=== Directions for this task ===
Your task is to give the listing below back word for word, pictures excluded.

=== Information provided ===
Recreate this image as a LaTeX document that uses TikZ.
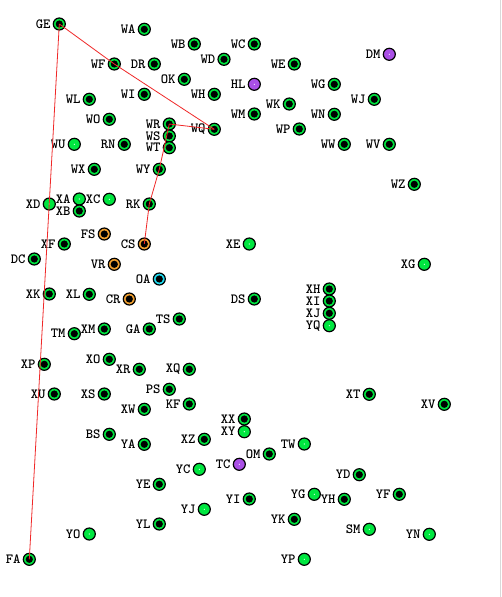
\documentclass[tikz,border=0pt]{standalone}
\definecolor{ngreen}{RGB}{0,230,64}
\definecolor{npurple}{RGB}{170,80,230}
\definecolor{norange}{RGB}{240,160,48}
\definecolor{ncyan}{RGB}{32,220,240}
\definecolor{edgered}{RGB}{240,40,40}
\tikzset{
  nbase/.style={circle, draw=black, line width=1.2pt, minimum size=12pt, inner sep=0pt},
  blackdot/.style={path picture={\fill[black] (path picture bounding box.center) circle (3.6pt);}},
  whitedot/.style={path picture={\fill[white] (path picture bounding box.center) circle (0.6pt);}},
  nd/.style={nbase, fill=ngreen, blackdot},
  ng/.style={nbase, fill=ngreen, whitedot},
  np/.style={nbase, fill=npurple, whitedot},
  no/.style={nbase, fill=norange, blackdot},
  nc/.style={nbase, fill=ncyan, blackdot},
  lab/.style={anchor=east, inner sep=0pt, font=\ttfamily\bfseries\fontsize{14}{14}\selectfont},
  edge/.style={draw=edgered, line width=0.8pt}
}
\begin{document}
\begin{tikzpicture}[x=1pt,y=-1pt]
\fill[white] (0,0) rectangle (501,597);
\useasboundingbox (0,0) rectangle (501,597);
\draw[black!15, line width=1pt] (500,0) -- (500,597);
\foreach \n/\x/\y/\t in {
GE/59.3/24/d, WA/144.3/29.3/d, WB/194.3/44/d, WC/254.3/44/d, WD/224/59.3/d,
WF/114.3/64/d, DR/154.3/64/d, WE/294.3/64/d, DM/389.3/54.3/p, OK/184.3/79.3/d,
HL/254.3/84.3/p, WG/334.3/84.3/d, WH/214.3/94.3/d, WI/144.3/94.3/d, WJ/374.3/99.3/d,
WL/89.3/99.3/d, WK/289.3/104/d, WM/254.3/114/d, WN/334.3/114.3/d, WO/109.3/119.3/d,
WP/299.3/129/d, WR/169.3/124/d, WQ/214.3/129.3/d, WS/169.3/136/d, WT/169.3/147.7/d,
WU/74.3/144.3/g, RN/124.3/144.3/d, WW/344.3/144.3/d, WV/389.3/144.3/d, WX/94.3/169.3/d,
WY/159.3/169.3/d, WZ/414.3/184.3/d, XD/49.3/204/g, XA/79.3/199/g, XC/109.3/199.3/g,
XB/79.3/211/d, RK/149.3/204/d, FS/104.3/234/o, CS/144.3/244/o, XF/64.3/244/d,
XE/249.3/244/g, DC/34.3/259/d, XG/424.3/264.3/g, VR/114.3/264.3/o, OA/159.3/279/c,
XK/49.3/294/d, XL/89.3/294.3/d, CR/129.3/299/o, DS/254.3/299/d, XH/329.3/289/d,
XI/329.3/301/d, XJ/329.3/313.3/d, YQ/329.3/325.7/g, TS/179.3/319/d, GA/149.3/329/d,
XM/104.3/329/d, TM/74.3/333.7/d, XP/44.3/364.3/d, XO/109.3/359.3/d, XR/139.3/369.3/d,
XQ/189.3/369.3/d, PS/169.3/389.3/d, XU/54.3/394/d, XS/104.3/394/d, XT/369.3/394.3/d,
XV/444.3/404.3/d, XW/144.3/409.3/d, KF/189.3/404/d, XX/244.3/419/d, XY/244.3/431.7/g,
BS/109.3/434.3/d, YA/144.3/444.3/d, XZ/204.3/439.3/d, TW/304.3/444/g, OM/269.3/454/d,
TC/239.3/464.3/p, YC/199.3/469.3/g, YD/359.3/474.7/d, YE/159.3/484.3/d, YG/314.3/494.3/g,
YH/344.3/499.3/d, YF/399.3/494.3/d, YI/249.3/499/d, YJ/204.3/509.3/g, YK/294.3/519.3/d,
YL/159.3/524/d, SM/369.3/529.3/g, YN/429.3/534.3/g, YO/89.3/534/g, YP/304.3/559.3/g,
FA/29.3/559.3/d}
{
  \node[n\t] (\n) at (\x,\y) {};
  \node[lab] (\n-l) at ([xshift=-2pt]\n.west) {\n};
}
\draw[edge] (GE.center) -- (FA.center);
\draw[edge] (GE.center) -- (WF.center) -- (WQ.center);
\draw[edge] (WQ.center) -- (WR.center);
\draw[edge] (WR.center) -- (WY.center) -- (RK.center) -- (CS.center);
\end{tikzpicture}
\end{document}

=== Written reply ===
Recreate this image as a LaTeX document that uses TikZ.
\documentclass[tikz,border=0pt]{standalone}
\definecolor{ngreen}{RGB}{0,230,64}
\definecolor{npurple}{RGB}{170,80,230}
\definecolor{norange}{RGB}{240,160,48}
\definecolor{ncyan}{RGB}{32,220,240}
\definecolor{edgered}{RGB}{240,40,40}
\tikzset{
  nbase/.style={circle, draw=black, line width=1.2pt, minimum size=12pt, inner sep=0pt},
  blackdot/.style={path picture={\fill[black] (path picture bounding box.center) circle (3.6pt);}},
  whitedot/.style={path picture={\fill[white] (path picture bounding box.center) circle (0.6pt);}},
  nd/.style={nbase, fill=ngreen, blackdot},
  ng/.style={nbase, fill=ngreen, whitedot},
  np/.style={nbase, fill=npurple, whitedot},
  no/.style={nbase, fill=norange, blackdot},
  nc/.style={nbase, fill=ncyan, blackdot},
  lab/.style={anchor=east, inner sep=0pt, font=\ttfamily\bfseries\fontsize{14}{14}\selectfont},
  edge/.style={draw=edgered, line width=0.8pt}
}
\begin{document}
\begin{tikzpicture}[x=1pt,y=-1pt]
\fill[white] (0,0) rectangle (501,597);
\useasboundingbox (0,0) rectangle (501,597);
\draw[black!15, line width=1pt] (500,0) -- (500,597);
\foreach \n/\x/\y/\t in {
GE/59.3/24/d, WA/144.3/29.3/d, WB/194.3/44/d, WC/254.3/44/d, WD/224/59.3/d,
WF/114.3/64/d, DR/154.3/64/d, WE/294.3/64/d, DM/389.3/54.3/p, OK/184.3/79.3/d,
HL/254.3/84.3/p, WG/334.3/84.3/d, WH/214.3/94.3/d, WI/144.3/94.3/d, WJ/374.3/99.3/d,
WL/89.3/99.3/d, WK/289.3/104/d, WM/254.3/114/d, WN/334.3/114.3/d, WO/109.3/119.3/d,
WP/299.3/129/d, WR/169.3/124/d, WQ/214.3/129.3/d, WS/169.3/136/d, WT/169.3/147.7/d,
WU/74.3/144.3/g, RN/124.3/144.3/d, WW/344.3/144.3/d, WV/389.3/144.3/d, WX/94.3/169.3/d,
WY/159.3/169.3/d, WZ/414.3/184.3/d, XD/49.3/204/g, XA/79.3/199/g, XC/109.3/199.3/g,
XB/79.3/211/d, RK/149.3/204/d, FS/104.3/234/o, CS/144.3/244/o, XF/64.3/244/d,
XE/249.3/244/g, DC/34.3/259/d, XG/424.3/264.3/g, VR/114.3/264.3/o, OA/159.3/279/c,
XK/49.3/294/d, XL/89.3/294.3/d, CR/129.3/299/o, DS/254.3/299/d, XH/329.3/289/d,
XI/329.3/301/d, XJ/329.3/313.3/d, YQ/329.3/325.7/g, TS/179.3/319/d, GA/149.3/329/d,
XM/104.3/329/d, TM/74.3/333.7/d, XP/44.3/364.3/d, XO/109.3/359.3/d, XR/139.3/369.3/d,
XQ/189.3/369.3/d, PS/169.3/389.3/d, XU/54.3/394/d, XS/104.3/394/d, XT/369.3/394.3/d,
XV/444.3/404.3/d, XW/144.3/409.3/d, KF/189.3/404/d, XX/244.3/419/d, XY/244.3/431.7/g,
BS/109.3/434.3/d, YA/144.3/444.3/d, XZ/204.3/439.3/d, TW/304.3/444/g, OM/269.3/454/d,
TC/239.3/464.3/p, YC/199.3/469.3/g, YD/359.3/474.7/d, YE/159.3/484.3/d, YG/314.3/494.3/g,
YH/344.3/499.3/d, YF/399.3/494.3/d, YI/249.3/499/d, YJ/204.3/509.3/g, YK/294.3/519.3/d,
YL/159.3/524/d, SM/369.3/529.3/g, YN/429.3/534.3/g, YO/89.3/534/g, YP/304.3/559.3/g,
FA/29.3/559.3/d}
{
  \node[n\t] (\n) at (\x,\y) {};
  \node[lab] (\n-l) at ([xshift=-2pt]\n.west) {\n};
}
\draw[edge] (GE.center) -- (FA.center);
\draw[edge] (GE.center) -- (WF.center) -- (WQ.center);
\draw[edge] (WQ.center) -- (WR.center);
\draw[edge] (WR.center) -- (WY.center) -- (RK.center) -- (CS.center);
\end{tikzpicture}
\end{document}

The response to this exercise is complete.